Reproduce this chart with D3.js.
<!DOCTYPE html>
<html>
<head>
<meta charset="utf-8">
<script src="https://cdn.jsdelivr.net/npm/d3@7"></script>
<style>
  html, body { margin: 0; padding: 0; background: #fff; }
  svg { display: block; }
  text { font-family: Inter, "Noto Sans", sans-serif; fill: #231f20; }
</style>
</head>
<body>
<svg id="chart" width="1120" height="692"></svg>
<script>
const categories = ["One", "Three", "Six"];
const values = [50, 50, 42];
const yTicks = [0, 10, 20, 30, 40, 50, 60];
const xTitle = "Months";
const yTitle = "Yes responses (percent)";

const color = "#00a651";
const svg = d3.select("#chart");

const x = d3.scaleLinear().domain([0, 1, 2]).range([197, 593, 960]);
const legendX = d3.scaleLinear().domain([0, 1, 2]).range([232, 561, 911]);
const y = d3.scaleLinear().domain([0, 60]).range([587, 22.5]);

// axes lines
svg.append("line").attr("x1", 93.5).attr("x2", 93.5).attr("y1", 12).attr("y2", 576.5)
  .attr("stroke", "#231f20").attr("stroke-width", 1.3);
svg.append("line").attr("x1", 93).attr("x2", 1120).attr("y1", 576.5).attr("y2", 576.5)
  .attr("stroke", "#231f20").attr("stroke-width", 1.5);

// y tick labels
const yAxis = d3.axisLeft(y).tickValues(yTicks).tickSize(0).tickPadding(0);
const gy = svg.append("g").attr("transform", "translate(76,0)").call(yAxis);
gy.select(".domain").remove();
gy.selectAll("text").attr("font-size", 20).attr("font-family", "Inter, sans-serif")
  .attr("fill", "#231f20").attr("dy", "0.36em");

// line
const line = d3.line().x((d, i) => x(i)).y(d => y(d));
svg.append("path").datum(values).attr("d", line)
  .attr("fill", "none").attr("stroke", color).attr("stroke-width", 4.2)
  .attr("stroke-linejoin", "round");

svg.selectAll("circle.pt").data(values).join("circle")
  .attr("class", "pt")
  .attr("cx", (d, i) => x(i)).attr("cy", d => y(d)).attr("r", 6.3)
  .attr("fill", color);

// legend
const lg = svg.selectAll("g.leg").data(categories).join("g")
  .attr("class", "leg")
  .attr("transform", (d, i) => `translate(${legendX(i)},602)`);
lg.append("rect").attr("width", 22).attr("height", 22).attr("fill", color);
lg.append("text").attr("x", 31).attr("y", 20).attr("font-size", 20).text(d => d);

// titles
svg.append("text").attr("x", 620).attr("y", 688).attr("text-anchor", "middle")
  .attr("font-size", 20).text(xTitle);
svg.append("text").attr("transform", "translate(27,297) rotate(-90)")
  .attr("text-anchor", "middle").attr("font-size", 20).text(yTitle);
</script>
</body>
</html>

- - -

Your goal
Return only the lines from the beginning of the material up to and including the line with "20).text(d => d);", exactly as written.

Answer below
Reproduce this chart with D3.js.
<!DOCTYPE html>
<html>
<head>
<meta charset="utf-8">
<script src="https://cdn.jsdelivr.net/npm/d3@7"></script>
<style>
  html, body { margin: 0; padding: 0; background: #fff; }
  svg { display: block; }
  text { font-family: Inter, "Noto Sans", sans-serif; fill: #231f20; }
</style>
</head>
<body>
<svg id="chart" width="1120" height="692"></svg>
<script>
const categories = ["One", "Three", "Six"];
const values = [50, 50, 42];
const yTicks = [0, 10, 20, 30, 40, 50, 60];
const xTitle = "Months";
const yTitle = "Yes responses (percent)";

const color = "#00a651";
const svg = d3.select("#chart");

const x = d3.scaleLinear().domain([0, 1, 2]).range([197, 593, 960]);
const legendX = d3.scaleLinear().domain([0, 1, 2]).range([232, 561, 911]);
const y = d3.scaleLinear().domain([0, 60]).range([587, 22.5]);

// axes lines
svg.append("line").attr("x1", 93.5).attr("x2", 93.5).attr("y1", 12).attr("y2", 576.5)
  .attr("stroke", "#231f20").attr("stroke-width", 1.3);
svg.append("line").attr("x1", 93).attr("x2", 1120).attr("y1", 576.5).attr("y2", 576.5)
  .attr("stroke", "#231f20").attr("stroke-width", 1.5);

// y tick labels
const yAxis = d3.axisLeft(y).tickValues(yTicks).tickSize(0).tickPadding(0);
const gy = svg.append("g").attr("transform", "translate(76,0)").call(yAxis);
gy.select(".domain").remove();
gy.selectAll("text").attr("font-size", 20).attr("font-family", "Inter, sans-serif")
  .attr("fill", "#231f20").attr("dy", "0.36em");

// line
const line = d3.line().x((d, i) => x(i)).y(d => y(d));
svg.append("path").datum(values).attr("d", line)
  .attr("fill", "none").attr("stroke", color).attr("stroke-width", 4.2)
  .attr("stroke-linejoin", "round");

svg.selectAll("circle.pt").data(values).join("circle")
  .attr("class", "pt")
  .attr("cx", (d, i) => x(i)).attr("cy", d => y(d)).attr("r", 6.3)
  .attr("fill", color);

// legend
const lg = svg.selectAll("g.leg").data(categories).join("g")
  .attr("class", "leg")
  .attr("transform", (d, i) => `translate(${legendX(i)},602)`);
lg.append("rect").attr("width", 22).attr("height", 22).attr("fill", color);
lg.append("text").attr("x", 31).attr("y", 20).attr("font-size", 20).text(d => d);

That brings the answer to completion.